The books in the AUP New Poets series are an interesting hybrid of a collection and an anthology: they consist of selections of 20 pages or so by three different poets, brought together under one cover. AUP New Poets 3 brings together sets of poems by Janis Freegard, Reihana Robinson and Katherine Liddy.
So, rather than reviewing the book as a whole – except to say that I like it and think it’s well worth reading, which is the first and most important thing to say – I will review each poet’s selection in turn. In the interests of full disclosure, I should say here that I know Janis, and had the pleasure of hearing her read some of the poems in her selection at the book’s Wellington launch; I’ve never (so far as I know) met Reihana or Katherine, although it’s Reihana’s painting that adorns the cover of JAAM 26.
Janis Freegard, “The Continuing Adventures of Alice Spider and Other Tales”
Janis’s selection consists of two sequences of prose poems, “Animal Tales” and “The Continuing Adventures of Alice Spider: A Selection”, and several other individual poems. Janis’s style is mostly unrhetorical and ironic, with a surface lightness concealing varying depths. The things I like most about Janis’s poetry are her precise, apt, and unusual word choices, and her humour. Her style striked me as being not dissimilar to Bill Manhire’s – and Bill Manhire is one of my favourite New Zealand poets.
Out of all these fine poems, the final stanza of “The Liking” showcases what I like so much about Janis’s poetry:
Today when I woke
I wrapped daybreak round my waist.
I expect she’s awed by my
my few clouds
a kingfisher on the power lines.
Reihana Robinson, “Waiting for the Palagi”
Reihana’s selection contains a number of individual poems and then a sequence entitled “A Hum for Pitkern”. The words “A Hum” always remind me of the Winnie the Pooh, but the tone here is very far away from A.A. Milne’s whimsy, as the poems uncover the violence that underlies Pitcairn’s origins, the hard labour of life on that isolated rock, and the shameful sexual violence that has had Pitcairn so much in the headlines in recent years.

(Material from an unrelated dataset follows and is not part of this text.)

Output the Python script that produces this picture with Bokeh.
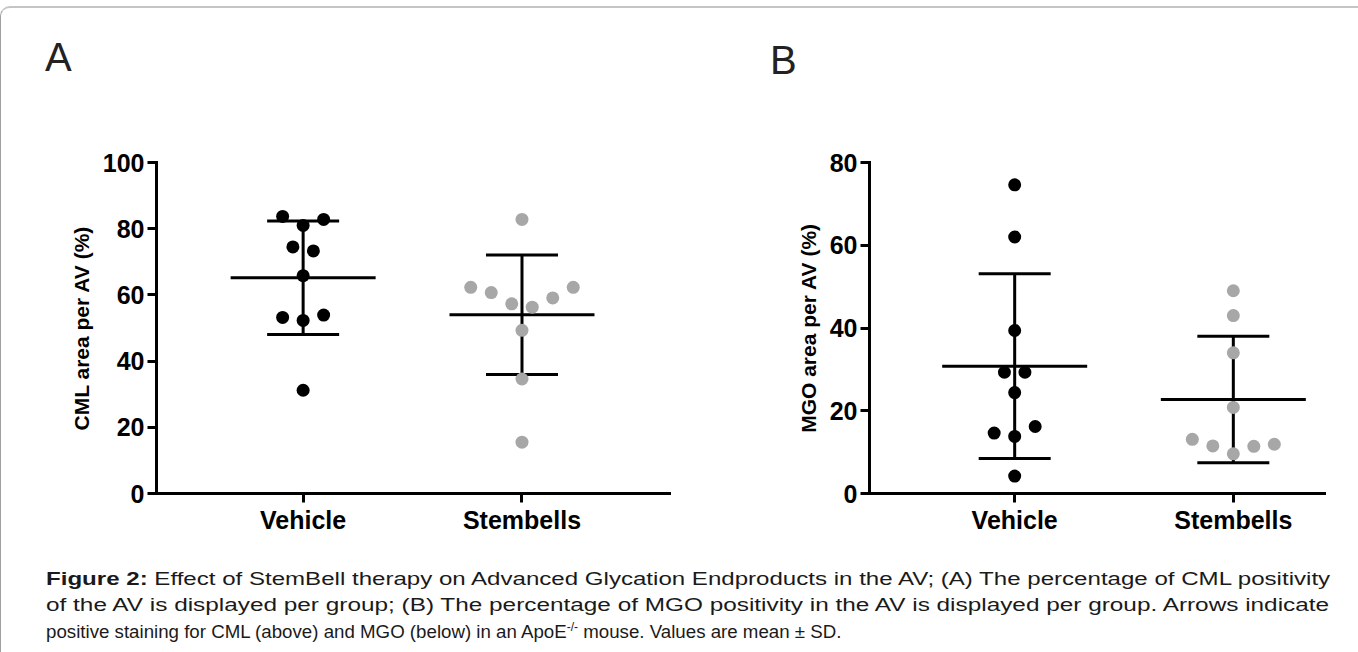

The sequence circles the island and its history, jabbing at it from unexpected angles. I think it’s very good.
Of the individual poems, I especially enjoyed “Noa Noa Makes Breakfast for Caroline and Me” and “Waiting for the Palagi”. Once or twice, Reihana uses words which I think are hard to make work in a poem – ‘immortality’, ‘portentous’ – abstract nouns which, for me, detract from the immediacy and vividness of the rest of the poems in which they are embedded, especially when they’re used to conclude a poem. That’s my only, small, complaint.
Katherine Liddy, “A History of Romance”
I found Katherine’s selection the hardest to get into, but I also found it rewards a second and a third look. “A History of Romance” is much more formal in tone and content than the other selections: after a tremendous opening poem about the Crab Nebula, it’s a series of poems about mythology and history, moving forward through time to the present: the last few poems are less distanced, more overtly personal.
Most of the poems are rhymed. I have to declare a personal prejudice here: in modern English-language poetry (serious poetry, at any rate), I usually find rhyme distracting. In languages such as Russian, word endings vary according to the use of words in the sentence, providing a wide range of potential rhymes to the poet. In English, on the other hand, word endings are largely invariant, apart from plurals: whether it’s “the cat sat on the mat” or “the mat sat on the cat”, the spelling of ‘cat’ and ‘mat’ doesn’t vary. This means that poets writing in English work with a smaller range of potential rhymes, and often leads to English rhymes appearing forced, or syntax being distorted to make a rhyme – whereas, in Russian, the word order in a phrase or sentence is almost irrelevant, as the word endings make it clear what function each word is performing.
I’ve already mentioned the opening poem, “Crab Nebula”. This is rhymed, but such is the strength of the imagery in the poem, and the subtlety of the rhymes, that I didn’t notice this until I’d finish reading it. By contrast, at the end of the first section of the “Delphi” sequence, this couplet distracted from my enjoyment of the poem:
Bronze statues line the way and oversee,
through the air thick with sacrifice, Delphi.
Given her formal abilities and her interest in the Victoria era, I would love to see Katherine Liddy emulate my hero among the Victorian poets, Alfred, Lord Tennyson, and write more poetry in blank verse.
But despite this caveat, largely a matter of my personal preference, I find myself wanting to return to these poems to tease out their subtleties.
Three poets, then, with quite different styles, themes and concerns. It makes for an intriguing and rewarding collection.